— Begin —

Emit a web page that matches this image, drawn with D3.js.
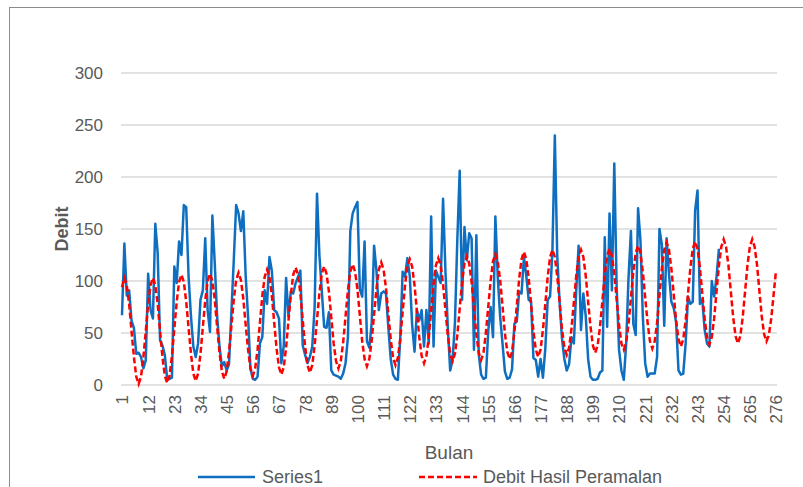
<!DOCTYPE html>
<html>
<head>
<meta charset="utf-8">
<script src="https://cdnjs.cloudflare.com/ajax/libs/d3/7.8.5/d3.min.js"></script>
<style>
  body { margin: 0; background: #fff; }
  text { font-family: "Liberation Sans", Arial, sans-serif; fill: #595959; }
</style>
</head>
<body>
<svg id="chart" width="803" height="487"></svg>
<script>
// observed discharge (Series1), monthly
var series1 = [
  67,136,86,91,62,55,30,31,27,16,24,107,
  72,64,155,127,43,38,29,6,6,7,114,98,
  138,125,173,171,104,66,37,27,40,82,91,141,
  72,51,163,117,66,37,18,22,14,20,70,120,
  173,165,148,167,105,66,16,6,5,8,40,46,
  91,78,123,110,72,70,64,21,37,103,66,90,
  88,98,104,110,38,29,21,27,37,75,184,125,
  91,56,55,70,14,10,9,8,6,11,21,46,
  148,165,171,176,92,85,138,42,36,60,134,110,
  72,88,90,88,55,25,10,6,5,45,109,104,
  122,105,58,32,72,62,72,37,72,40,162,37,
  110,104,98,179,110,55,14,24,60,140,206,82,
  152,120,146,141,34,144,30,10,6,7,52,75,
  46,162,104,66,40,13,6,7,15,59,61,90,
  88,123,105,82,80,26,24,8,25,7,35,82,
  85,130,240,125,80,45,25,14,20,46,40,91,
  134,53,88,66,25,8,5,5,6,12,14,142,
  56,165,91,213,94,34,14,5,40,104,148,59,
  48,170,139,66,21,8,11,11,11,27,150,135,
  57,141,107,80,74,60,14,10,11,40,85,78,
  80,168,187,78,82,53,40,37,100,85,104,131
];

// forecast (Debit Hasil Peramalan)
var forecast = [
  94,103,96,78,52,27,8,1,8,27,52,78,96,103,
  96,78,52,27,9,2,9,28,54,80,99,106,
  99,80,55,30,11,4,11,30,56,81,100,107,
  100,82,56,31,13,6,13,32,57,82,101,108,
  101,83,58,34,16,9,16,34,60,86,104,111,
  104,86,60,35,17,10,17,36,62,87,106,113,
  106,88,62,37,19,12,19,38,63,88,107,114,
  107,90,65,40,23,16,23,41,66,91,109,116,
  109,92,67,42,25,18,25,43,68,93,111,118,
  111,93,68,44,26,19,26,44,70,96,114,121,
  114,96,71,46,28,21,28,46,72,97,115,122,
  115,97,72,48,30,23,30,48,74,99,117,124,
  117,99,74,49,31,24,31,50,75,100,119,126,
  119,101,76,50,32,25,32,51,76,102,121,128,
  121,103,78,52,34,27,34,53,78,104,123,130,
  123,105,80,54,36,29,36,54,80,105,123,130,
  123,105,80,56,38,31,38,56,81,106,124,131,
  124,107,82,58,40,34,41,59,84,109,127,134,
  127,109,84,60,42,35,42,60,86,112,130,137,
  130,112,87,62,44,37,44,62,88,113,131,138,
  131,113,88,64,46,39,46,64,90,115,133,140,
  133,115,90,65,47,40,47,65,90,115,133,140,
  133,116,91,66,49,42,48,64,87,110
];

var xTicks = [1,12,23,34,45,56,67,78,89,100,111,122,133,144,155,166,177,188,199,210,221,232,243,254,265,276];
var yTicks = [0,50,100,150,200,250,300];

var svg = d3.select("#chart");

// chart frame
svg.append("rect")
  .attr("x", 9.5).attr("y", 7.5)
  .attr("width", 820).attr("height", 500)
  .attr("fill", "none")
  .attr("stroke", "#8c8c8c")
  .attr("stroke-width", 1);

var x = d3.scaleLinear().domain([1, 276]).range([122, 776]);
var y = d3.scaleLinear().domain([0, 300]).range([385, 73]);

// gridlines
svg.append("g")
  .selectAll("line")
  .data(yTicks)
  .enter().append("line")
  .attr("x1", 121).attr("x2", 777)
  .attr("y1", function(d) { return y(d); })
  .attr("y2", function(d) { return y(d); })
  .attr("stroke", "#d9d9d9")
  .attr("stroke-width", 1.5);

// y axis labels
var yAxis = svg.append("g")
  .attr("transform", "translate(112,0)")
  .call(d3.axisLeft(y).tickValues(yTicks).tickSize(0).tickPadding(9));
yAxis.select(".domain").remove();
yAxis.selectAll("text")
  .style("font-size", "17px")
  .style("font-family", "Liberation Sans, Arial, sans-serif")
  .attr("fill", "#595959");

// x axis labels, rotated
var xAxis = svg.append("g")
  .attr("transform", "translate(0,385)")
  .call(d3.axisBottom(x).tickValues(xTicks).tickSize(0).tickFormat(d3.format("d")));
xAxis.select(".domain").remove();
xAxis.selectAll("text")
  .style("font-size", "17px")
  .style("font-family", "Liberation Sans, Arial, sans-serif")
  .attr("fill", "#595959")
  .attr("text-anchor", "end")
  .attr("transform", "rotate(-90)")
  .attr("x", -10)
  .attr("y", 0)
  .attr("dy", "0.35em");

// series lines
var line = d3.line()
  .x(function(d, i) { return x(i + 1); })
  .y(function(d) { return y(d); });

svg.append("path")
  .datum(series1)
  .attr("fill", "none")
  .attr("stroke", "#0e6fc1")
  .attr("stroke-width", 2.5)
  .attr("stroke-linejoin", "round")
  .attr("d", line);

svg.append("path")
  .datum(forecast)
  .attr("fill", "none")
  .attr("stroke", "#ff0000")
  .attr("stroke-width", 2.5)
  .attr("stroke-dasharray", "6,3")
  .attr("d", line);

// axis titles
svg.append("text")
  .attr("transform", "translate(68,229) rotate(-90)")
  .attr("text-anchor", "middle")
  .style("font-size", "18px")
  .style("font-weight", "bold")
  .text("Debit");

svg.append("text")
  .attr("x", 449).attr("y", 459)
  .attr("text-anchor", "middle")
  .style("font-size", "19px")
  .text("Bulan");

// legend
svg.append("line")
  .attr("x1", 198).attr("x2", 255)
  .attr("y1", 477).attr("y2", 477)
  .attr("stroke", "#0e6fc1").attr("stroke-width", 2.5);
svg.append("text")
  .attr("x", 262).attr("y", 483)
  .style("font-size", "18px")
  .text("Series1");

svg.append("line")
  .attr("x1", 419).attr("x2", 477)
  .attr("y1", 477).attr("y2", 477)
  .attr("stroke", "#ff0000").attr("stroke-width", 2.5)
  .attr("stroke-dasharray", "6,3");
svg.append("text")
  .attr("x", 483).attr("y", 483)
  .style("font-size", "18px")
  .text("Debit Hasil Peramalan");
</script>
</body>
</html>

— End —

- Required task: Give back every line exactly as it stands, pictures excluded.

- Final result:
Emit a web page that matches this image, drawn with D3.js.
<!DOCTYPE html>
<html>
<head>
<meta charset="utf-8">
<script src="https://cdnjs.cloudflare.com/ajax/libs/d3/7.8.5/d3.min.js"></script>
<style>
  body { margin: 0; background: #fff; }
  text { font-family: "Liberation Sans", Arial, sans-serif; fill: #595959; }
</style>
</head>
<body>
<svg id="chart" width="803" height="487"></svg>
<script>
// observed discharge (Series1), monthly
var series1 = [
  67,136,86,91,62,55,30,31,27,16,24,107,
  72,64,155,127,43,38,29,6,6,7,114,98,
  138,125,173,171,104,66,37,27,40,82,91,141,
  72,51,163,117,66,37,18,22,14,20,70,120,
  173,165,148,167,105,66,16,6,5,8,40,46,
  91,78,123,110,72,70,64,21,37,103,66,90,
  88,98,104,110,38,29,21,27,37,75,184,125,
  91,56,55,70,14,10,9,8,6,11,21,46,
  148,165,171,176,92,85,138,42,36,60,134,110,
  72,88,90,88,55,25,10,6,5,45,109,104,
  122,105,58,32,72,62,72,37,72,40,162,37,
  110,104,98,179,110,55,14,24,60,140,206,82,
  152,120,146,141,34,144,30,10,6,7,52,75,
  46,162,104,66,40,13,6,7,15,59,61,90,
  88,123,105,82,80,26,24,8,25,7,35,82,
  85,130,240,125,80,45,25,14,20,46,40,91,
  134,53,88,66,25,8,5,5,6,12,14,142,
  56,165,91,213,94,34,14,5,40,104,148,59,
  48,170,139,66,21,8,11,11,11,27,150,135,
  57,141,107,80,74,60,14,10,11,40,85,78,
  80,168,187,78,82,53,40,37,100,85,104,131
];

// forecast (Debit Hasil Peramalan)
var forecast = [
  94,103,96,78,52,27,8,1,8,27,52,78,96,103,
  96,78,52,27,9,2,9,28,54,80,99,106,
  99,80,55,30,11,4,11,30,56,81,100,107,
  100,82,56,31,13,6,13,32,57,82,101,108,
  101,83,58,34,16,9,16,34,60,86,104,111,
  104,86,60,35,17,10,17,36,62,87,106,113,
  106,88,62,37,19,12,19,38,63,88,107,114,
  107,90,65,40,23,16,23,41,66,91,109,116,
  109,92,67,42,25,18,25,43,68,93,111,118,
  111,93,68,44,26,19,26,44,70,96,114,121,
  114,96,71,46,28,21,28,46,72,97,115,122,
  115,97,72,48,30,23,30,48,74,99,117,124,
  117,99,74,49,31,24,31,50,75,100,119,126,
  119,101,76,50,32,25,32,51,76,102,121,128,
  121,103,78,52,34,27,34,53,78,104,123,130,
  123,105,80,54,36,29,36,54,80,105,123,130,
  123,105,80,56,38,31,38,56,81,106,124,131,
  124,107,82,58,40,34,41,59,84,109,127,134,
  127,109,84,60,42,35,42,60,86,112,130,137,
  130,112,87,62,44,37,44,62,88,113,131,138,
  131,113,88,64,46,39,46,64,90,115,133,140,
  133,115,90,65,47,40,47,65,90,115,133,140,
  133,116,91,66,49,42,48,64,87,110
];

var xTicks = [1,12,23,34,45,56,67,78,89,100,111,122,133,144,155,166,177,188,199,210,221,232,243,254,265,276];
var yTicks = [0,50,100,150,200,250,300];

var svg = d3.select("#chart");

// chart frame
svg.append("rect")
  .attr("x", 9.5).attr("y", 7.5)
  .attr("width", 820).attr("height", 500)
  .attr("fill", "none")
  .attr("stroke", "#8c8c8c")
  .attr("stroke-width", 1);

var x = d3.scaleLinear().domain([1, 276]).range([122, 776]);
var y = d3.scaleLinear().domain([0, 300]).range([385, 73]);

// gridlines
svg.append("g")
  .selectAll("line")
  .data(yTicks)
  .enter().append("line")
  .attr("x1", 121).attr("x2", 777)
  .attr("y1", function(d) { return y(d); })
  .attr("y2", function(d) { return y(d); })
  .attr("stroke", "#d9d9d9")
  .attr("stroke-width", 1.5);

// y axis labels
var yAxis = svg.append("g")
  .attr("transform", "translate(112,0)")
  .call(d3.axisLeft(y).tickValues(yTicks).tickSize(0).tickPadding(9));
yAxis.select(".domain").remove();
yAxis.selectAll("text")
  .style("font-size", "17px")
  .style("font-family", "Liberation Sans, Arial, sans-serif")
  .attr("fill", "#595959");

// x axis labels, rotated
var xAxis = svg.append("g")
  .attr("transform", "translate(0,385)")
  .call(d3.axisBottom(x).tickValues(xTicks).tickSize(0).tickFormat(d3.format("d")));
xAxis.select(".domain").remove();
xAxis.selectAll("text")
  .style("font-size", "17px")
  .style("font-family", "Liberation Sans, Arial, sans-serif")
  .attr("fill", "#595959")
  .attr("text-anchor", "end")
  .attr("transform", "rotate(-90)")
  .attr("x", -10)
  .attr("y", 0)
  .attr("dy", "0.35em");

// series lines
var line = d3.line()
  .x(function(d, i) { return x(i + 1); })
  .y(function(d) { return y(d); });

svg.append("path")
  .datum(series1)
  .attr("fill", "none")
  .attr("stroke", "#0e6fc1")
  .attr("stroke-width", 2.5)
  .attr("stroke-linejoin", "round")
  .attr("d", line);

svg.append("path")
  .datum(forecast)
  .attr("fill", "none")
  .attr("stroke", "#ff0000")
  .attr("stroke-width", 2.5)
  .attr("stroke-dasharray", "6,3")
  .attr("d", line);

// axis titles
svg.append("text")
  .attr("transform", "translate(68,229) rotate(-90)")
  .attr("text-anchor", "middle")
  .style("font-size", "18px")
  .style("font-weight", "bold")
  .text("Debit");

svg.append("text")
  .attr("x", 449).attr("y", 459)
  .attr("text-anchor", "middle")
  .style("font-size", "19px")
  .text("Bulan");

// legend
svg.append("line")
  .attr("x1", 198).attr("x2", 255)
  .attr("y1", 477).attr("y2", 477)
  .attr("stroke", "#0e6fc1").attr("stroke-width", 2.5);
svg.append("text")
  .attr("x", 262).attr("y", 483)
  .style("font-size", "18px")
  .text("Series1");

svg.append("line")
  .attr("x1", 419).attr("x2", 477)
  .attr("y1", 477).attr("y2", 477)
  .attr("stroke", "#ff0000").attr("stroke-width", 2.5)
  .attr("stroke-dasharray", "6,3");
svg.append("text")
  .attr("x", 483).attr("y", 483)
  .style("font-size", "18px")
  .text("Debit Hasil Peramalan");
</script>
</body>
</html>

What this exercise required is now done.